The story of creation as a concept applies to us all. Every moment of every day is an opportunity to create something amazing. To explore the inner depths of our own happiness. It’s alright that it’s scary, it is for everyone. We are constantly surrounded by so much darkness that it’s easy to get used to the cave we’ve hid ourselves in. We cannot fly so it’s fight or hide, although we can certainly try. We rob ourselves, cheat ourselves, rationalize and create valid reasons as to why not. It’s easier in the safety of the cave, but people are like plants in a way. They continuously require nourishment and always require some kind of sunlight. When all is said and done, a candle may light others candles but it will not keep them warm. I’d rather offer a lantern with lots of goose gas and keep the candles for dinner.

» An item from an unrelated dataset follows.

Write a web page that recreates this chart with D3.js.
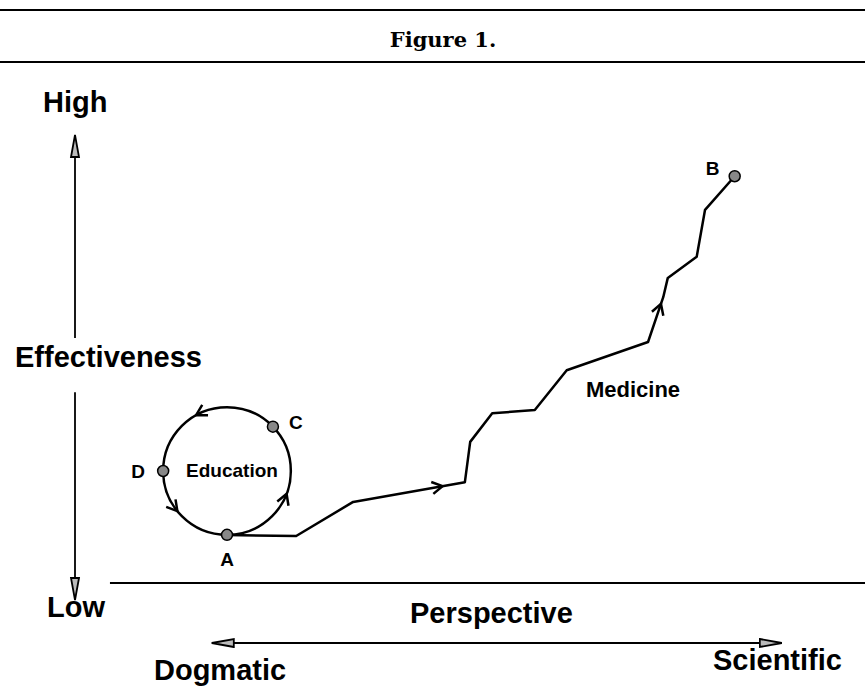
<!DOCTYPE html>
<html>
<head>
<meta charset="utf-8">
<script src="https://cdn.jsdelivr.net/npm/d3@7"></script>
<style>
body { margin: 0; background: #fff; }
</style>
</head>
<body>
<div id="chart"></div>
<script>
const width = 865;
const height = 686;
const fontFamily = "'Liberation Sans', Arial, sans-serif";

// Perspective (x) and effectiveness (y), both on a 0-10 scale
const medicineX = [2.00, 2.91, 3.66, 5.13, 5.20, 5.49, 6.05, 6.47, 7.54, 7.74, 7.80, 8.18, 8.29, 8.68];
const medicineY = [1.07, 1.05, 1.81, 2.25, 3.15, 3.79, 3.86, 4.75, 5.38, 6.38, 6.81, 7.28, 8.33, 9.08];
// arrowheads on the medicine path: [segment index, fraction along it]
const medicineArrows = [[2, 0.80], [8, 0.85]];

// Education cycle: centre and radius in x units
const cycleCenter = [2.0, 2.5];
const cycleRadius = 0.84;
const stageNames = ["A", "C", "D"];
const stageAngles = [90, -44, 180];   // degrees, screen orientation
const cycleArrowAngles = [21, -119, 141];

const endPoint = { name: "B", x: 8.68, y: 9.08 };

// Scales
const x = d3.scaleLinear().domain([0, 10]).range([75, 835]);
const y = d3.scaleLinear().domain([0, 10]).range([583, 135]);

const svg = d3.select("#chart").append("svg")
    .attr("width", width)
    .attr("height", height);

// Arrow markers for the axes
const defs = svg.append("defs");
defs.append("marker")
    .attr("id", "axis-head")
    .attr("markerUnits", "userSpaceOnUse")
    .attr("viewBox", "-1 -6 24 12")
    .attr("refX", 22)
    .attr("refY", 0)
    .attr("markerWidth", 24)
    .attr("markerHeight", 12)
    .attr("orient", "auto-start-reverse")
    .append("path")
    .attr("d", "M0,-4L22,0L0,4Z")
    .attr("fill", "#bbb")
    .attr("stroke", "#000")
    .attr("stroke-width", 1.8);

// Header rules and title
svg.append("line")
    .attr("x1", 0).attr("x2", width)
    .attr("y1", 10).attr("y2", 10)
    .attr("stroke", "#000").attr("stroke-width", 2);
svg.append("line")
    .attr("x1", 0).attr("x2", width)
    .attr("y1", 62).attr("y2", 62)
    .attr("stroke", "#000").attr("stroke-width", 2);
svg.append("text")
    .attr("x", 443)
    .attr("y", 47)
    .attr("text-anchor", "middle")
    .attr("font-family", "'DejaVu Serif', serif")
    .attr("font-weight", "bold")
    .attr("font-size", "21px")
    .text("Figure 1.");

// Vertical effectiveness axis (split by its label)
svg.append("line")
    .attr("x1", 75).attr("x2", 75)
    .attr("y1", y(5.47)).attr("y2", y(10))
    .attr("stroke", "#000").attr("stroke-width", 1.8)
    .attr("marker-end", "url(#axis-head)");
svg.append("line")
    .attr("x1", 75).attr("x2", 75)
    .attr("y1", y(4.26)).attr("y2", y(-0.38))
    .attr("stroke", "#000").attr("stroke-width", 1.8)
    .attr("marker-end", "url(#axis-head)");

// Baseline
svg.append("line")
    .attr("x1", x(0.46)).attr("x2", width)
    .attr("y1", y(0)).attr("y2", y(0))
    .attr("stroke", "#000").attr("stroke-width", 2);

// Perspective double arrow
svg.append("line")
    .attr("x1", x(1.80)).attr("x2", x(9.30))
    .attr("y1", 643).attr("y2", 643)
    .attr("stroke", "#000").attr("stroke-width", 2)
    .attr("marker-start", "url(#axis-head)")
    .attr("marker-end", "url(#axis-head)");

// Axis words
const bigLabels = [
    { text: "High", x: 43, y: 112 },
    { text: "Effectiveness", x: 15, y: 367 },
    { text: "Low", x: 47, y: 617 },
    { text: "Perspective", x: 410, y: 623 },
    { text: "Dogmatic", x: 154, y: 680 },
    { text: "Scientific", x: 713, y: 670 }
];
svg.append("g")
    .selectAll("text")
    .data(bigLabels)
    .enter()
    .append("text")
    .attr("x", d => d.x)
    .attr("y", d => d.y)
    .attr("font-family", fontFamily)
    .attr("font-weight", "bold")
    .attr("font-size", "29px")
    .text(d => d.text);

// Chevron arrowhead pointing along angle (radians)
function chevron(g, px, py, angle) {
    const len = 12;
    const spread = Math.PI / 6;
    const p1 = [px - len * Math.cos(angle - spread), py - len * Math.sin(angle - spread)];
    const p2 = [px - len * Math.cos(angle + spread), py - len * Math.sin(angle + spread)];
    g.append("path")
        .attr("d", `M${p1[0]},${p1[1]}L${px},${py}L${p2[0]},${p2[1]}`)
        .attr("fill", "none")
        .attr("stroke", "#000")
        .attr("stroke-width", 2.5);
}

// Medicine path
const medicine = medicineX.map((v, i) => [x(v), y(medicineY[i])]);
const pathG = svg.append("g");
pathG.append("path")
    .attr("d", d3.line()(medicine))
    .attr("fill", "none")
    .attr("stroke", "#000")
    .attr("stroke-width", 2.5)
    .attr("stroke-linejoin", "round");

medicineArrows.forEach(([s, t]) => {
    const a = medicine[s], b = medicine[s + 1];
    const px = a[0] + (b[0] - a[0]) * t;
    const py = a[1] + (b[1] - a[1]) * t;
    chevron(pathG, px, py, Math.atan2(b[1] - a[1], b[0] - a[0]));
});

// Education cycle
const cx = x(cycleCenter[0]);
const cy = y(cycleCenter[1]);
const r = x(cycleRadius) - x(0);
const rad = d => d * Math.PI / 180;

const cycleG = svg.append("g");
cycleG.append("circle")
    .attr("cx", cx).attr("cy", cy).attr("r", r)
    .attr("fill", "none")
    .attr("stroke", "#000")
    .attr("stroke-width", 2.5);

// travel is counterclockwise on screen, so the tangent is (sin, -cos)
cycleArrowAngles.forEach(a => {
    const t = rad(a);
    chevron(cycleG, cx + r * Math.cos(t), cy + r * Math.sin(t),
        Math.atan2(-Math.cos(t), Math.sin(t)));
});

// Stage dots and letters
const stages = stageNames.map((name, i) => ({
    name: name,
    x: cx + r * Math.cos(rad(stageAngles[i])),
    y: cy + r * Math.sin(rad(stageAngles[i]))
}));
stages.push({ name: endPoint.name, x: x(endPoint.x), y: y(endPoint.y) });

const letterOffset = { A: [0, 31], B: [-22, -1], C: [23, 2], D: [-25, 7] };

svg.append("g")
    .selectAll("circle")
    .data(stages)
    .enter()
    .append("circle")
    .attr("cx", d => d.x)
    .attr("cy", d => d.y)
    .attr("r", 5.5)
    .attr("fill", "#888")
    .attr("stroke", "#000")
    .attr("stroke-width", 1.5);

svg.append("g")
    .selectAll("text")
    .data(stages)
    .enter()
    .append("text")
    .attr("x", d => d.x + letterOffset[d.name][0])
    .attr("y", d => d.y + letterOffset[d.name][1])
    .attr("text-anchor", "middle")
    .attr("font-family", fontFamily)
    .attr("font-weight", "bold")
    .attr("font-size", "19px")
    .text(d => d.name);

// Path names
svg.append("text")
    .attr("x", 232)
    .attr("y", 477)
    .attr("text-anchor", "middle")
    .attr("font-family", fontFamily)
    .attr("font-weight", "bold")
    .attr("font-size", "19px")
    .text("Education");

svg.append("text")
    .attr("x", 633)
    .attr("y", 397)
    .attr("text-anchor", "middle")
    .attr("font-family", fontFamily)
    .attr("font-weight", "bold")
    .attr("font-size", "22px")
    .text("Medicine");
</script>
</body>
</html>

I am horrible, but I try to be shocking. I am weird, or maybe it’s just everyone else. I open doors, give my jacket and am alright with ovens from the Netherlands. I will throw you in the lake but then jump in to get you. I will not make breakfast in bed every day but may leave something in the oven anyways. I don’t believe in honeymoon periods but do believe periods do occur during honeymoons. If we are a reflection of our environment, then I am weird because I can see more colors than black and white. I am horribly ignorant to very little and oddly attentive to everything. I know I shouldn’t be telling stories but there are countless stories to tell already. The most fascinating part? You’ll never be absolutely certain what I’ll do next, but I promise you….HONK.
What started as what was needed evolved into more. It was never meant to be what was wanted, but it did. It is incredibly rare to find a person with whom you connect with on a metaphysical level, one that understands you without compromise or sacrifice (although at times it may require it). Just as rare, usually coincidence, but mostly harmonious, is when what we need becomes what we want. The growth in acknowledgement, understanding and acceptance that while it may have started as an exploratory mission, that what was discovered when we got there had far greater implications than anyone could have expected. That is beauty.